Nicaean Empire

Nicaean Empire

 

state in northwest Asia Minor that arose in 1204 after the capture of Constantinople by the Crusaders and the transfer to Nicaea of the Byzantine capital and the residence of the patriarch of Constantinople. The first ruler of the Nicaean Empire was Theodore Lascaris. The empire’s boundaries were established in the course of wars with the Seljuk Turks (who were defeated on the Meander near Antioch early in 1211), with the Latin Empire (defeated by the Nicaeans on the Rhyndakos River on Oct. 15, 1211), and with the Trebizond Empire. In 1214, by the Treaty of Nymphaion, the Nicaean empire’s borders with the Latin Empire were fixed, and Heraclea and Amastris were annexed.

The empire’s cities—Nicaea, Nymphaion, Smyrna, Ephesus, and Brusa—developed rapidly, and the agrarian economy became market-oriented.

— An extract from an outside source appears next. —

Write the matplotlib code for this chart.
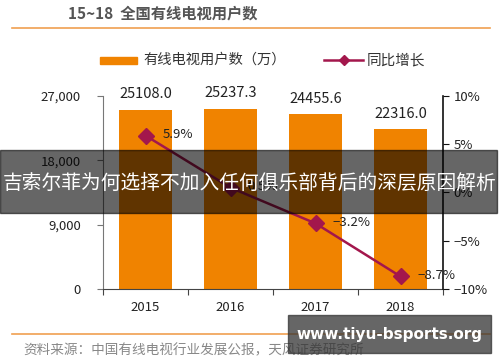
import matplotlib
matplotlib.use("Agg")
import matplotlib.pyplot as plt
from matplotlib.patches import Rectangle
from matplotlib.lines import Line2D

plt.rcParams["font.family"] = ["Noto Sans CJK SC", "DejaVu Sans"]

years = ["2015", "2016", "2017", "2018"]
users = [25108.0, 25237.3, 24455.6, 22316.0]
growth = [5.9, 0.5, -3.2, -8.7]
growth_labels = ["5.9%", "0.5%", "\u22123.2%", "\u22128.7%"]
left_ticks = [0, 9000, 18000, 27000]
left_labels = ["0", "9,000", "18,000", "27,000"]
right_ticks = [-10, -5, 0, 5, 10]
right_labels = ["\u221210%", "\u22125%", "0%", "5%", "10%"]

BAR = "#F08300"
LINE = "#A3174C"

fig = plt.figure(figsize=(5.0, 3.62), dpi=100)
ax = fig.add_axes([0.206, 0.2017, 0.68, 0.5331])
x = list(range(len(years)))
ax.bar(x, users, width=0.62, color=BAR, zorder=2)
for xi, v in zip(x, users):
    ax.text(xi, v + 1200, f"{v:.1f}", ha="center", va="bottom", fontsize=10.5, color="#222222")
ax.set_xlim(-0.5, 3.5)
ax.set_ylim(0, 27000)
ax.set_yticks(left_ticks)
ax.set_yticklabels(left_labels, fontsize=9.5, color="#222222")
ax.set_xticks([i + 0.5 for i in range(-1, 4)])
ax.set_xticklabels([])
ax.set_xticks(x, minor=True)
ax.set_xticklabels(years, minor=True, fontsize=9.5, color="#222222")
ax.tick_params(axis="x", which="minor", length=0, pad=9)
ax.tick_params(axis="x", which="major", length=4, color="#444444")
ax.tick_params(axis="y", length=4, color="#777777", pad=12)
ax.spines["top"].set_visible(False)
ax.spines["right"].set_visible(False)
ax.spines["left"].set_color("#777777")
ax.spines["bottom"].set_color("#444444")

ax2 = ax.twinx()
ax2.plot(x, growth, color=LINE, lw=1.8, marker="D", ms=8, zorder=3)
for xi, g, lab in zip(x, growth, growth_labels):
    ax2.text(xi + 0.2, g + 0.1, lab, ha="left", va="center", fontsize=9.5, color="#222222")
ax2.set_ylim(-10, 10)
ax2.set_yticks(right_ticks)
ax2.set_yticklabels(right_labels, fontsize=9.5, color="#222222")
ax2.tick_params(axis="y", length=4, color="#111111")
ax2.spines["top"].set_visible(False)
ax2.spines["left"].set_visible(False)
ax2.spines["bottom"].set_visible(False)
ax2.spines["right"].set_color("#111111")
ax2.spines["right"].set_linewidth(1.2)

# title and rules
fig.text(68 / 500, 1 - 14 / 362, "15~18  全国有线电视用户数", fontsize=11, fontweight="bold",
         color="#555555", ha="left", va="center")
fig.add_artist(Line2D([12 / 500, 490 / 500], [1 - 28 / 362] * 2, color="#F0A050", lw=1.2))
fig.add_artist(Line2D([12 / 500, 490 / 500], [1 - 334 / 362] * 2, color="#F0A050", lw=1.2))
fig.text(23 / 500, 1 - 350 / 362, "资料来源：中国有线电视行业发展公报，天风证券研究所", fontsize=9.8,
         color="#888888", ha="left", va="center")

# legend, drawn by hand to match placement
ly = 1 - 60 / 362
fig.add_artist(Rectangle((100 / 500, ly - 3.5 / 362), 37 / 500, 7 / 362, transform=fig.transFigure,
                         color=BAR))
fig.text(143 / 500, ly, "有线电视用户数（万）", fontsize=10.3, color="#333333", ha="left", va="center")
fig.add_artist(Line2D([324 / 500, 363 / 500], [ly, ly], color=LINE, lw=1.8))
fig.add_artist(Line2D([344 / 500], [ly], color=LINE, marker="D", ms=5))
fig.text(367 / 500, ly, "同比增长", fontsize=10.5, color="#333333", ha="left", va="center")

# overlay banner
fig.add_artist(Rectangle((0, 1 - 213 / 362), 497 / 500, 63 / 362, transform=fig.transFigure,
                         color="black", alpha=0.6, zorder=10))
fig.text(0.5, 1 - 183 / 362, "吉索尔菲为何选择不加入任何俱乐部背后的深层原因解析", fontsize=14.2,
         color="white", ha="center", va="center", zorder=11)
fig.add_artist(Rectangle((288 / 500, 1 - 353 / 362), 203 / 500, 38 / 362, transform=fig.transFigure,
                         color="#333333", alpha=0.75, zorder=10))
fig.text(389 / 500, 1 - 334 / 362, "www.tiyu-bsports.org", fontsize=11, fontweight="bold",
         family="DejaVu Sans", color="white", ha="center", va="center", zorder=11)

fig.savefig("out.png", dpi=100)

The extensive imperial domains were sometimes managed in an entrepreneurial spirit, and the empire exported grain to Genoa and traded with the Sultanate of Konya and Rus’. A free peasantry, obliged to perform military service, inhabited the mountainous frontier regions. Nevertheless, feudal property relations became more firmly established: the feudal lords enjoyed juridical and administrative prerogatives on their lands and attempted to bind to the soil the paroikos (feudally dependent peasants).

The Nicaean Empire proved to be the most viable of the Greek succession states that arose on Byzantine territory. John III Ducas Vatatzes drove the Latins out of Asia Minor; under the treaty of 1225, they retained only Bithynia with the city of Nicomedia. He captured the islands of Lesbos, Chios, and Rhodes and marched into Thrace. In alliance with the Bulgarian tsar Ivan Asen II, John III attempted in 1235 and 1236 to capture Constantinople, still held by the Latins. In 1246, having captured much of Thrace and Macedonia, John III entered Thessalonica without resistance.

Emperor Michael VIII Palaeologus routed the forces of an anti-Nicaean coalition at Pelagonia in 1259; the coalition included Epirus, the Kingdom of Sicily, the Principality of Achaea, and the Kingdom of Serbia. In March 1261 the Nicaean Empire concluded the Treaty of Nymphaion with Genoa, granting Genoese merchants commercial privileges in return for military aid against the Venetians and the Latin Empire. On July 25, 1261, Michael VIII’s commander, Alexius Stratigopulos, occupied Constantinople with almost no resistance, Michael VIII transferred his capital to Constantinople, the Byzantine Empire was restored, and the Nicaean Empire ceased to exist.

REFERENCES

Istoriia Vizantii, vol. 3. Moscow, 1967. Chapters 3–4.
Gardner, A. The Lascarids of Nicaea. London, 1912.